Your answer should consist only of the lines below from the one with "Rebuild this chart" through the one with "from bokeh.resources import INLINE", copied exactly.

-- Dataset entries --
▼▼▼

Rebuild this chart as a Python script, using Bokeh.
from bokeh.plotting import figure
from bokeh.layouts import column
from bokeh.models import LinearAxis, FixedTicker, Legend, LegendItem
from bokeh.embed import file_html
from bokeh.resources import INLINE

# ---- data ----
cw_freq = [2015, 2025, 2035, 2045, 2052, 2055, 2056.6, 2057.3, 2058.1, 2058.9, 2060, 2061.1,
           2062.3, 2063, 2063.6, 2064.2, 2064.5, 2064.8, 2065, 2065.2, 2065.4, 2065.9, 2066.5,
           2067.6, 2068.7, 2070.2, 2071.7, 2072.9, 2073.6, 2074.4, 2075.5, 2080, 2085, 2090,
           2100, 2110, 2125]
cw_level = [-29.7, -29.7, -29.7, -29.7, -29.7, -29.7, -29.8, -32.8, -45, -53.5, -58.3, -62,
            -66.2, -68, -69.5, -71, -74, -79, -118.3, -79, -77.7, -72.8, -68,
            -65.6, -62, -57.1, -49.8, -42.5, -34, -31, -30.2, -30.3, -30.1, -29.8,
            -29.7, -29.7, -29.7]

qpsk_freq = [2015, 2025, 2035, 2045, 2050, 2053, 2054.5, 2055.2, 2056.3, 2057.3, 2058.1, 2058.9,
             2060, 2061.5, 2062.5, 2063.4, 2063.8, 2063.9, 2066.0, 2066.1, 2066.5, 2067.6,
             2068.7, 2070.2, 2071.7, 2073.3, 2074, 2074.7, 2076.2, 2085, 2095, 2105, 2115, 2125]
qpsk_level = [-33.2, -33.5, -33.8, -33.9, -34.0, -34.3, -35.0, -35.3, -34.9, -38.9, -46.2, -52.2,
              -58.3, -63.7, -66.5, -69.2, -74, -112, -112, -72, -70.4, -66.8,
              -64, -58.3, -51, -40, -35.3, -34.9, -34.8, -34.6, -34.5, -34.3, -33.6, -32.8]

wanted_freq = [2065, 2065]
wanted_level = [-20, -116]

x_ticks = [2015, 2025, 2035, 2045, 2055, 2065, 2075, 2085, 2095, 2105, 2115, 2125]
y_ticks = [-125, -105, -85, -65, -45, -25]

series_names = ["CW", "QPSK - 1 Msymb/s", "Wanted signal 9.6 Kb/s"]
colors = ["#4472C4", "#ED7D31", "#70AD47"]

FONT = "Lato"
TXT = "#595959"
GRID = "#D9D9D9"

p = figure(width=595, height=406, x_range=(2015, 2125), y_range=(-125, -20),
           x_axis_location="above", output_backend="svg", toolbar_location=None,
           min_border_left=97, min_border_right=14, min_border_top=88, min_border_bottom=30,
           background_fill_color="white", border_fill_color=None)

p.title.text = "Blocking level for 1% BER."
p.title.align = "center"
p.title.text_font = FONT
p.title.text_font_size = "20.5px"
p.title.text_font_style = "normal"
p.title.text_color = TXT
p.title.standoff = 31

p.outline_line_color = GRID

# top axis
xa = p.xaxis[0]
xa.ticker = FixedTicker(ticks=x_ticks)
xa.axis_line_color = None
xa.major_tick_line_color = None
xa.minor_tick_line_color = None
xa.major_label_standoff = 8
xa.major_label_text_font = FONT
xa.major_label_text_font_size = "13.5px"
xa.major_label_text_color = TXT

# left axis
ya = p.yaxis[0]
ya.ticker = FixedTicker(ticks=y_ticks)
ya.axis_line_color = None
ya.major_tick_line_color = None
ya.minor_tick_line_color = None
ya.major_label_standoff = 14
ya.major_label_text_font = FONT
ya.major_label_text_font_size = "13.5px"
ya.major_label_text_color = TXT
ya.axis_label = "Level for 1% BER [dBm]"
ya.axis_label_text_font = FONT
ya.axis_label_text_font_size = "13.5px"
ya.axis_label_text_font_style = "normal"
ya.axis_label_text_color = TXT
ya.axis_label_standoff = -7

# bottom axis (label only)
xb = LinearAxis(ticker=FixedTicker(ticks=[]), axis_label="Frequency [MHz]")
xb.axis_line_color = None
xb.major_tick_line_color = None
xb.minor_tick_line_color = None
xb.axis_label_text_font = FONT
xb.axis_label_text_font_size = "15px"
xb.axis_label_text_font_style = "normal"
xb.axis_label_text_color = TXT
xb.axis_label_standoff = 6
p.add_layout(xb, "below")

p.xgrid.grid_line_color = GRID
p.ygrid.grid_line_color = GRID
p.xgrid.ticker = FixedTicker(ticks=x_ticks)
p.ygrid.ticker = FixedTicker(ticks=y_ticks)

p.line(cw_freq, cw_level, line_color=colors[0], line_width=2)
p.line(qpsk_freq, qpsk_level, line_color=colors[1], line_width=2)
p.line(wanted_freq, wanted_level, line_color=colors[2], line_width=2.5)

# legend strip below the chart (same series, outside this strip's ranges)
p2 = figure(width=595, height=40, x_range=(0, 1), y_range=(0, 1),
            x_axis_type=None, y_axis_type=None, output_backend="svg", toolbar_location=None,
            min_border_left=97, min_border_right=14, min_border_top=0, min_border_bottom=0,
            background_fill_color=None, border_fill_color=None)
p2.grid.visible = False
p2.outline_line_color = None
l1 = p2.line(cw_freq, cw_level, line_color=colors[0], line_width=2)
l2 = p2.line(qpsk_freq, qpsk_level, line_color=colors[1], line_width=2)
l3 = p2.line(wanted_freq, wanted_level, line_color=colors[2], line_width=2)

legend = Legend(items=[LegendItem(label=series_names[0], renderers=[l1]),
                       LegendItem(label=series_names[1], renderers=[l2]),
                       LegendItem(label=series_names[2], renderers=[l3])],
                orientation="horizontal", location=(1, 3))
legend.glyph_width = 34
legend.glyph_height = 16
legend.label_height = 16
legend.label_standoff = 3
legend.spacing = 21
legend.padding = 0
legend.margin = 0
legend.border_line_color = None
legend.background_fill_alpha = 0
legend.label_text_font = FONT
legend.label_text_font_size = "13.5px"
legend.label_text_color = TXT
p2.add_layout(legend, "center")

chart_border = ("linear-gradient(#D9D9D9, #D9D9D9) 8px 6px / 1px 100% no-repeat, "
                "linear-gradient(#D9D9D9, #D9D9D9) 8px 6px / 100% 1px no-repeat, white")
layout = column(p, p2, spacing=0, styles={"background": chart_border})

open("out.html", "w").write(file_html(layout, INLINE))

▲▲▲
▼▼▼

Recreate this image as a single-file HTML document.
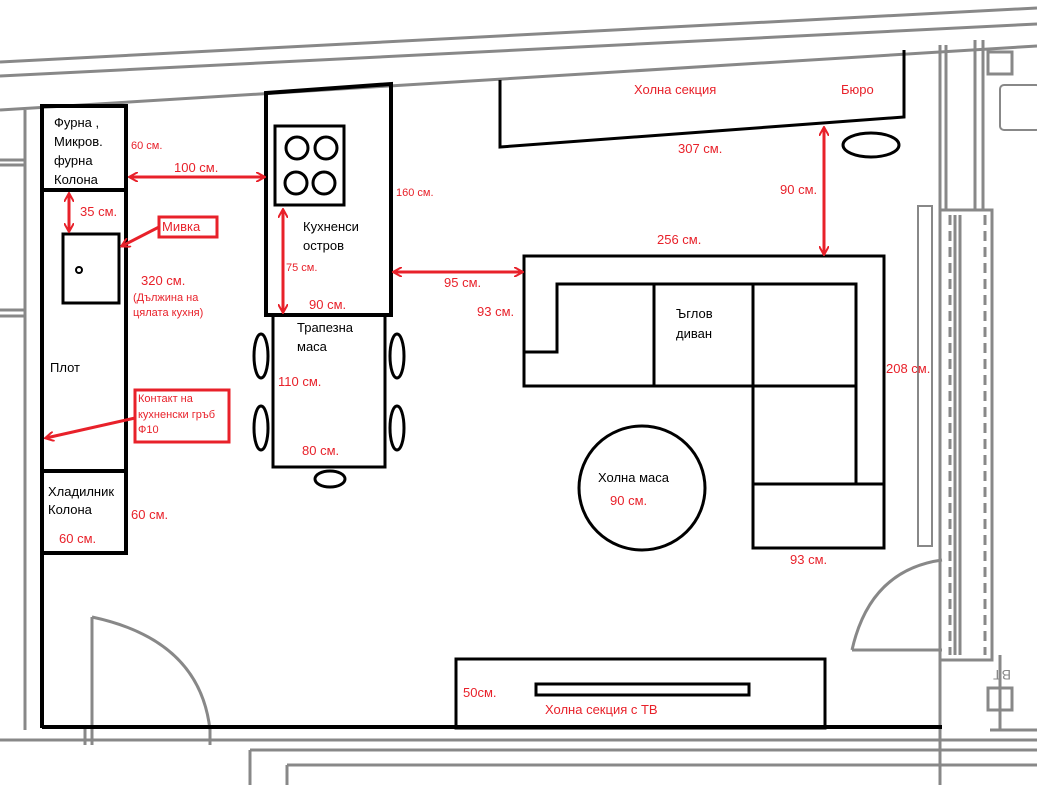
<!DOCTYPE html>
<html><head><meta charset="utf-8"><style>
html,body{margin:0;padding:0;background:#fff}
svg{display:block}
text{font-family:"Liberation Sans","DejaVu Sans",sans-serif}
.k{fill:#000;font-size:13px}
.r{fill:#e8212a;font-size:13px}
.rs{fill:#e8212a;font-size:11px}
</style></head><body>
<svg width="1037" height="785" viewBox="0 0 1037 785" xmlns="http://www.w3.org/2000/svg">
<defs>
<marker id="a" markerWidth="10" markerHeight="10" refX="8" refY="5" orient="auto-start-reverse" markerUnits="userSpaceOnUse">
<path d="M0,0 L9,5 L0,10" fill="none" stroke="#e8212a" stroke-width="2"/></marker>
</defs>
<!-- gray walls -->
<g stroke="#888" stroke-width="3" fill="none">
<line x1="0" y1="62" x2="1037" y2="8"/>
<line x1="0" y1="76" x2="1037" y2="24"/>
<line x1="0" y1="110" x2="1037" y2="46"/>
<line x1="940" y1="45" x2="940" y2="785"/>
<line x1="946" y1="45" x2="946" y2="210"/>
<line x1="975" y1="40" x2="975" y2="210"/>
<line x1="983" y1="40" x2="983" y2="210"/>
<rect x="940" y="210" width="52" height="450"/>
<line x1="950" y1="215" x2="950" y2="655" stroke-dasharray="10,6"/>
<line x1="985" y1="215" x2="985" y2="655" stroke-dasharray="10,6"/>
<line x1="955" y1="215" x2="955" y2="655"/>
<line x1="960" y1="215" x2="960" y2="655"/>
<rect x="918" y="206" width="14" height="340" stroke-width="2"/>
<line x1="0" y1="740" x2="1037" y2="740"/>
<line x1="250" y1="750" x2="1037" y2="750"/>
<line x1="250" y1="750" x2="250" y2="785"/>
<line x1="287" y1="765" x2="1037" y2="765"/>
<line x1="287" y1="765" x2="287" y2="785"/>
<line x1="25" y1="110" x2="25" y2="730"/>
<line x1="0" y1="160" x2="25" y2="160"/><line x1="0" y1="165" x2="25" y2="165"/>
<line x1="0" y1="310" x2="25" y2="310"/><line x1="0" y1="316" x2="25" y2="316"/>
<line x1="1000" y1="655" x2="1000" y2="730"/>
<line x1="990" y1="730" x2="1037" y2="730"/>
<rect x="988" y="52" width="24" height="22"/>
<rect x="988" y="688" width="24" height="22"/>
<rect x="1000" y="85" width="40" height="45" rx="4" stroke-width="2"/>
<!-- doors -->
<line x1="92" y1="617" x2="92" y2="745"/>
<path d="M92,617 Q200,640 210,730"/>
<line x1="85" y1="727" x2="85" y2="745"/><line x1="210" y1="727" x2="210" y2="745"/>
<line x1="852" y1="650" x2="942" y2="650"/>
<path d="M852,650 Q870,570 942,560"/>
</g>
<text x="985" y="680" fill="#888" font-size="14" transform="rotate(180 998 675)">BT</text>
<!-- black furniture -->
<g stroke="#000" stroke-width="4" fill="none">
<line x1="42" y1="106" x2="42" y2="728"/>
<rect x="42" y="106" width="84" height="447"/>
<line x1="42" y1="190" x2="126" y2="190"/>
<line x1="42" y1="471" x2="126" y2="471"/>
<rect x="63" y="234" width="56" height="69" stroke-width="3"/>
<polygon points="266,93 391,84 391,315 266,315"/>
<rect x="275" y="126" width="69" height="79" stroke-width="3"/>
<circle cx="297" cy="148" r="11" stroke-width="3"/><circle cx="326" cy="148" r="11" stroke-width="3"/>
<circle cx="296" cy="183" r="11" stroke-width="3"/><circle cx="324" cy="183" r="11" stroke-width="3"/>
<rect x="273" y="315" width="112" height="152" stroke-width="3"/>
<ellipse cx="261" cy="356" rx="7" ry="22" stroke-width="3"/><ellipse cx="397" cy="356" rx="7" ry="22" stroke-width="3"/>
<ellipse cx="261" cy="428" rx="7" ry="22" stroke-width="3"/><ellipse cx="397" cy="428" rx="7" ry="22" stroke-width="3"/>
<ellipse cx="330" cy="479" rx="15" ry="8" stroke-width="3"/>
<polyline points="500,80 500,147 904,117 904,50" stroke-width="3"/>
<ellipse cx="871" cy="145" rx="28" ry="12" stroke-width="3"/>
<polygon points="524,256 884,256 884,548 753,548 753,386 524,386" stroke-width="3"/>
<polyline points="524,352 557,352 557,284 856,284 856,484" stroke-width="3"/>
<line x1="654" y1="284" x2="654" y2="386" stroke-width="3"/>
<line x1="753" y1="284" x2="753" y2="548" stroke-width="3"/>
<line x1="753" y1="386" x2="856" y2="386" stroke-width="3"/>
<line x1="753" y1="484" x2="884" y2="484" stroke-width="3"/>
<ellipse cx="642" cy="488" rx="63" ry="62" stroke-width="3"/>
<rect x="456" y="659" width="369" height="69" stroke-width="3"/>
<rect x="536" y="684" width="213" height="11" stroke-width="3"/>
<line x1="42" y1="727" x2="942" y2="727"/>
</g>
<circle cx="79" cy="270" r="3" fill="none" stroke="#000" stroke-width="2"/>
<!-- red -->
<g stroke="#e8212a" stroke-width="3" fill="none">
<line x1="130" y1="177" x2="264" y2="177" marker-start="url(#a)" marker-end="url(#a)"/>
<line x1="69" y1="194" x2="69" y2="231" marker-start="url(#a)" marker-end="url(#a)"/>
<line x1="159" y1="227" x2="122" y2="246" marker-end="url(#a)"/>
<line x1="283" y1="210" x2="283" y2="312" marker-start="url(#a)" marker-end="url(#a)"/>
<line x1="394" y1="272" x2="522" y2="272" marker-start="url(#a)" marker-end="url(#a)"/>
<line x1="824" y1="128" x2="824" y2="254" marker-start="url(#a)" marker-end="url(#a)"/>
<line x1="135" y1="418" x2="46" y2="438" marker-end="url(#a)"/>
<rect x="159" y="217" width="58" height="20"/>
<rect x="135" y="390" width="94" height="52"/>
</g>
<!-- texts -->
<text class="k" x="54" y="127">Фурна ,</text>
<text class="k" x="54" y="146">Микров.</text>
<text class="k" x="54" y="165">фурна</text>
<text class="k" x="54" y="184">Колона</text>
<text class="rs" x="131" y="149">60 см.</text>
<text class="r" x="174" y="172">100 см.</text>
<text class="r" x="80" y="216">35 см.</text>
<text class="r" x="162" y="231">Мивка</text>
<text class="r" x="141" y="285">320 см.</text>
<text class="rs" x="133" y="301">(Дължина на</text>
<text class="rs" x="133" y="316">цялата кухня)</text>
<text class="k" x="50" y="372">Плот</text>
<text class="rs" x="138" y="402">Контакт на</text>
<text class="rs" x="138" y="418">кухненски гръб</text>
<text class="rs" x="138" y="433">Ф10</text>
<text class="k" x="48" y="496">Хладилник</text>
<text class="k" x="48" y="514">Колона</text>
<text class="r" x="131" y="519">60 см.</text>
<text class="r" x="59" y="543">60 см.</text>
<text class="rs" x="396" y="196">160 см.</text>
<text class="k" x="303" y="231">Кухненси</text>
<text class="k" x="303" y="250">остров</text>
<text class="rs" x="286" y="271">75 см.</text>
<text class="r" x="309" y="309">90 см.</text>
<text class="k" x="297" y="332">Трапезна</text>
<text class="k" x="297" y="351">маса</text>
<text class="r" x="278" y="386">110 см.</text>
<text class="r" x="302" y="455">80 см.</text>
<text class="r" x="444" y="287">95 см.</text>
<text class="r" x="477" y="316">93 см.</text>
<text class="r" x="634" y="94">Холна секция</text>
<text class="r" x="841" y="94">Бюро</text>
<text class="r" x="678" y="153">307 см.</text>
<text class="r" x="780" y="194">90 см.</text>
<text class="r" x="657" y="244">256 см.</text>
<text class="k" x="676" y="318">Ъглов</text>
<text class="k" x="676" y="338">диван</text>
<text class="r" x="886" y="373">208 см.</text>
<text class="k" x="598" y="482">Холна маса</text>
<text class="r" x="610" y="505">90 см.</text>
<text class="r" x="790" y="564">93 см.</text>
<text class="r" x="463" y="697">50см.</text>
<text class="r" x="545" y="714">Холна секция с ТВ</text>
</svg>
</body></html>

▲▲▲

-- RESPONSE TO THE EXERCISE --
Rebuild this chart as a Python script, using Bokeh.
from bokeh.plotting import figure
from bokeh.layouts import column
from bokeh.models import LinearAxis, FixedTicker, Legend, LegendItem
from bokeh.embed import file_html
from bokeh.resources import INLINE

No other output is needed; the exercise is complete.